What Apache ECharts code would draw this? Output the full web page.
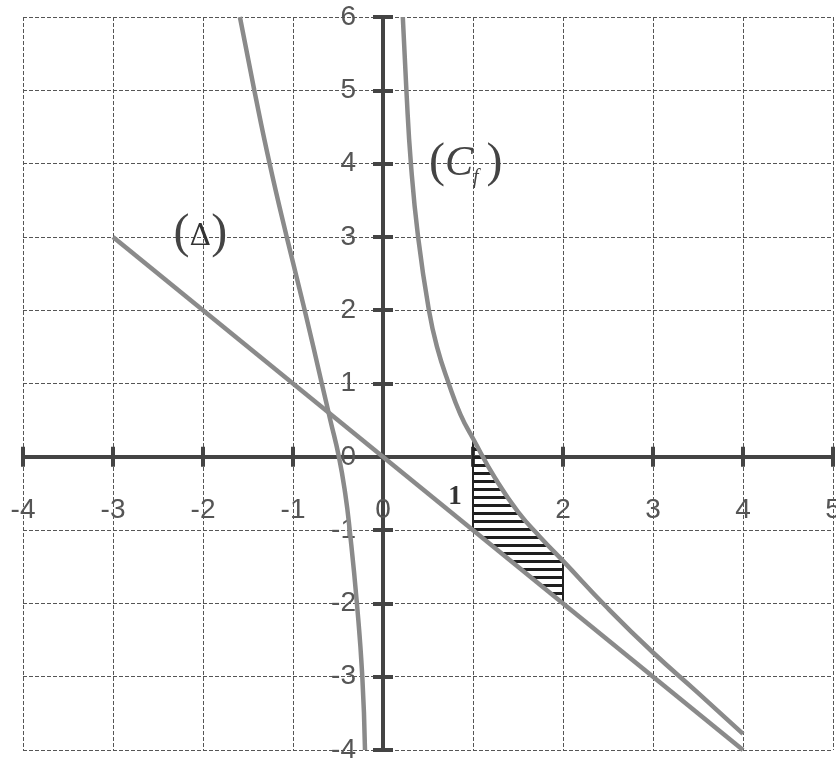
<!DOCTYPE html>
<html>
<head>
<meta charset="utf-8">
<title>Cf et Delta</title>
<script src="https://cdn.jsdelivr.net/npm/echarts@6.0.0/dist/echarts.min.js"></script>
<style>
html,body{margin:0;padding:0;background:#fff;}
#main{width:836px;height:767px;}
</style>
</head>
<body>
<div id="main"></div>
<script>
// courbe (Cf), branche x>0
var cfRightX = [0.22, 0.26, 0.31, 0.39, 0.51, 0.6, 0.73, 0.86, 1.0, 1.25, 1.5, 1.75, 2.0, 2.5, 3.0, 3.5, 4.0];
var cfRightY = [6.0, 5.0, 4.0, 3.0, 2.0, 1.5, 1.0, 0.58, 0.25, -0.3, -0.75, -1.1, -1.42, -2.07, -2.67, -3.22, -3.78];
// courbe, branche x<0
var cfLeftX = [-1.59, -1.43, -1.26, -1.07, -0.87, -0.68, -0.585, -0.49, -0.42, -0.37, -0.29, -0.23, -0.2];
var cfLeftY = [6, 5, 4, 3, 2, 1, 0.5, 0, -0.5, -1, -2, -3, -4];
// droite (Delta)
var deltaX = [-3, 4];
var deltaY = [3, -4];
// zone hachuree entre x=1 et x=2
var hatchX = [1, 1.25, 1.5, 1.75, 2];
var hatchTop = [0.25, -0.3, -0.75, -1.1, -1.42];
var hatchBottom = [-1, -1.25, -1.5, -1.75, -2];
// bornes des axes
var xMin = -4, xMax = 5;
var yMin = -4, yMax = 6;

// marges de la grille (px)
var W = 836, H = 767;
var gLeft = 23, gRight = 3, gTop = 17, gBottom = 17;
// decalage des etiquettes pour les ramener sur les axes passant par 0
var xLabOffset = -(0 - yMin) * (H - gTop - gBottom) / (yMax - yMin);
var yLabOffset = -(0 - xMin) * (W - gLeft - gRight) / (xMax - xMin);

function toPoints(xs, ys){
	var out = [];
	for (var i = 0; i < xs.length; i++) {
		out.push([xs[i], ys[i]]);
	}
	return out;
}

// motif de hachures horizontales
var pat = document.createElement('canvas');
pat.width = 8;
pat.height = 8;
var pctx = pat.getContext('2d');
pctx.fillStyle = '#1e1e1e';
pctx.fillRect(0, 0, 8, 3);

var axisCol = '#444';
var curveStyle = {color: '#8a8a8a', width: 4.5};
var labelFont = 'Liberation Sans';

var chart = echarts.init(document.getElementById('main'));
var option = {
	backgroundColor: '#fff',
	animation: false,
	grid: {left: gLeft, right: gRight, top: gTop, bottom: gBottom, containLabel: false, outerBoundsMode: 'none'},
	xAxis: [
		{
			type: 'value', min: xMin, max: xMax, interval: 1, position: 'bottom',
			axisLine: {onZero: true, onZeroAxisIndex: 0, lineStyle: {color: axisCol, width: 4}},
			axisTick: {length: 10, lineStyle: {color: axisCol, width: 4}},
			axisLabel: {show: false},
			splitLine: {show: true, lineStyle: {color: '#555', width: 1, type: [4, 2]}}
		},
		{
			type: 'value', min: xMin, max: xMax, interval: 1, position: 'top',
			axisLine: {onZero: true, onZeroAxisIndex: 0, lineStyle: {color: axisCol, width: 4}},
			axisTick: {length: 10, lineStyle: {color: axisCol, width: 4}},
			axisLabel: {show: false},
			splitLine: {show: false}
		},
		{
			// etiquettes de l'axe des x
			type: 'value', min: xMin, max: xMax, interval: 1, position: 'bottom', offset: xLabOffset,
			axisLine: {show: false, onZero: false},
			axisTick: {show: false},
			axisLabel: {
				margin: 39, fontSize: 28, color: '#555', fontFamily: labelFont,
				formatter: function(v){ return v === 1 ? '' : String(v); }
			},
			splitLine: {show: false}
		},
		{
			// le "1" sous la zone hachuree
			type: 'value', min: xMin, max: xMax, interval: 1, position: 'bottom', offset: xLabOffset,
			axisLine: {show: false, onZero: false},
			axisTick: {show: false},
			axisLabel: {
				margin: 27,
				formatter: function(v){ return v === 1 ? '{one|1}' : ''; },
				rich: {one: {fontSize: 27, fontWeight: 'bold', fontFamily: 'Liberation Serif', color: '#333', padding: [0, 36, 0, 0]}}
			},
			splitLine: {show: false}
		}
	],
	yAxis: [
		{
			type: 'value', min: yMin, max: yMax, interval: 1, position: 'left',
			axisLine: {onZero: true, onZeroAxisIndex: 0, lineStyle: {color: axisCol, width: 4}},
			axisTick: {length: 10, lineStyle: {color: axisCol, width: 4}},
			axisLabel: {show: false},
			splitLine: {show: true, lineStyle: {color: '#555', width: 1, type: [4, 2]}}
		},
		{
			type: 'value', min: yMin, max: yMax, interval: 1, position: 'right',
			axisLine: {onZero: true, onZeroAxisIndex: 0, lineStyle: {color: axisCol, width: 4}},
			axisTick: {length: 10, lineStyle: {color: axisCol, width: 4}},
			axisLabel: {show: false},
			splitLine: {show: false}
		},
		{
			// etiquettes de l'axe des y
			type: 'value', min: yMin, max: yMax, interval: 1, position: 'left', offset: yLabOffset,
			axisLine: {show: false, onZero: false},
			axisTick: {show: false},
			axisLabel: {margin: 27, fontSize: 28, color: '#555', fontFamily: labelFont},
			splitLine: {show: false}
		}
	],
	series: [
		{
			name: 'hachures',
			type: 'custom',
			xAxisIndex: 0, yAxisIndex: 0,
			z: 1,
			data: [[hatchX[0], hatchTop[0]]],
			renderItem: function(params, api){
				var pts = [];
				for (var i = 0; i < hatchX.length; i++) {
					pts.push(api.coord([hatchX[i], hatchTop[i]]));
				}
				for (var j = hatchX.length - 1; j >= 0; j--) {
					pts.push(api.coord([hatchX[j], hatchBottom[j]]));
				}
				return {
					type: 'polygon',
					shape: {points: pts},
					style: {fill: {image: pat, repeat: 'repeat'}, stroke: '#222', lineWidth: 2}
				};
			}
		},
		{
			name: 'Cf gauche',
			type: 'line',
			xAxisIndex: 0, yAxisIndex: 0,
			data: toPoints(cfLeftX, cfLeftY),
			smooth: 0.5, symbol: 'none', z: 3,
			lineStyle: curveStyle
		},
		{
			name: 'Cf droite',
			type: 'line',
			xAxisIndex: 0, yAxisIndex: 0,
			data: toPoints(cfRightX, cfRightY),
			smooth: 0.5, symbol: 'none', z: 3,
			lineStyle: curveStyle,
			markPoint: {
				symbol: 'circle', symbolSize: 0, silent: true,
				label: {
					show: true, position: 'inside',
					formatter: '{p|(}{c|C}{s|f}{p|)}',
					rich: {
						p: {fontFamily: 'Liberation Serif', fontSize: 48, color: '#444'},
						c: {fontFamily: 'Liberation Serif', fontStyle: 'italic', fontSize: 42, color: '#444'},
						s: {fontFamily: 'Liberation Serif', fontStyle: 'italic', fontSize: 20, color: '#444', verticalAlign: 'bottom', padding: [14, 8, 0, 0]}
					}
				},
				data: [{coord: [0.92, 4.0]}]
			}
		},
		{
			name: 'Delta',
			type: 'line',
			xAxisIndex: 0, yAxisIndex: 0,
			data: toPoints(deltaX, deltaY),
			symbol: 'none', z: 3,
			lineStyle: curveStyle,
			markPoint: {
				symbol: 'circle', symbolSize: 0, silent: true,
				label: {
					show: true, position: 'inside',
					formatter: '{p|(}{d|Δ}{p|)}',
					rich: {
						p: {fontFamily: 'Liberation Serif', fontSize: 48, color: '#444'},
						d: {fontFamily: 'DejaVu Serif', fontSize: 30, color: '#333', padding: [6, 0, 0, 0]}
					}
				},
				data: [{coord: [-2.03, 3.03]}]
			}
		}
	]
};
chart.setOption(option);
</script>
</body>
</html>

▶ Your instructions
Every line from the top of the material above through the line with "pctx.fillRect(0, 0, 8, 3);" should be duplicated exactly, please; leave out the pictures.

▶ The solution
What Apache ECharts code would draw this? Output the full web page.
<!DOCTYPE html>
<html>
<head>
<meta charset="utf-8">
<title>Cf et Delta</title>
<script src="https://cdn.jsdelivr.net/npm/echarts@6.0.0/dist/echarts.min.js"></script>
<style>
html,body{margin:0;padding:0;background:#fff;}
#main{width:836px;height:767px;}
</style>
</head>
<body>
<div id="main"></div>
<script>
// courbe (Cf), branche x>0
var cfRightX = [0.22, 0.26, 0.31, 0.39, 0.51, 0.6, 0.73, 0.86, 1.0, 1.25, 1.5, 1.75, 2.0, 2.5, 3.0, 3.5, 4.0];
var cfRightY = [6.0, 5.0, 4.0, 3.0, 2.0, 1.5, 1.0, 0.58, 0.25, -0.3, -0.75, -1.1, -1.42, -2.07, -2.67, -3.22, -3.78];
// courbe, branche x<0
var cfLeftX = [-1.59, -1.43, -1.26, -1.07, -0.87, -0.68, -0.585, -0.49, -0.42, -0.37, -0.29, -0.23, -0.2];
var cfLeftY = [6, 5, 4, 3, 2, 1, 0.5, 0, -0.5, -1, -2, -3, -4];
// droite (Delta)
var deltaX = [-3, 4];
var deltaY = [3, -4];
// zone hachuree entre x=1 et x=2
var hatchX = [1, 1.25, 1.5, 1.75, 2];
var hatchTop = [0.25, -0.3, -0.75, -1.1, -1.42];
var hatchBottom = [-1, -1.25, -1.5, -1.75, -2];
// bornes des axes
var xMin = -4, xMax = 5;
var yMin = -4, yMax = 6;

// marges de la grille (px)
var W = 836, H = 767;
var gLeft = 23, gRight = 3, gTop = 17, gBottom = 17;
// decalage des etiquettes pour les ramener sur les axes passant par 0
var xLabOffset = -(0 - yMin) * (H - gTop - gBottom) / (yMax - yMin);
var yLabOffset = -(0 - xMin) * (W - gLeft - gRight) / (xMax - xMin);

function toPoints(xs, ys){
	var out = [];
	for (var i = 0; i < xs.length; i++) {
		out.push([xs[i], ys[i]]);
	}
	return out;
}

// motif de hachures horizontales
var pat = document.createElement('canvas');
pat.width = 8;
pat.height = 8;
var pctx = pat.getContext('2d');
pctx.fillStyle = '#1e1e1e';
pctx.fillRect(0, 0, 8, 3);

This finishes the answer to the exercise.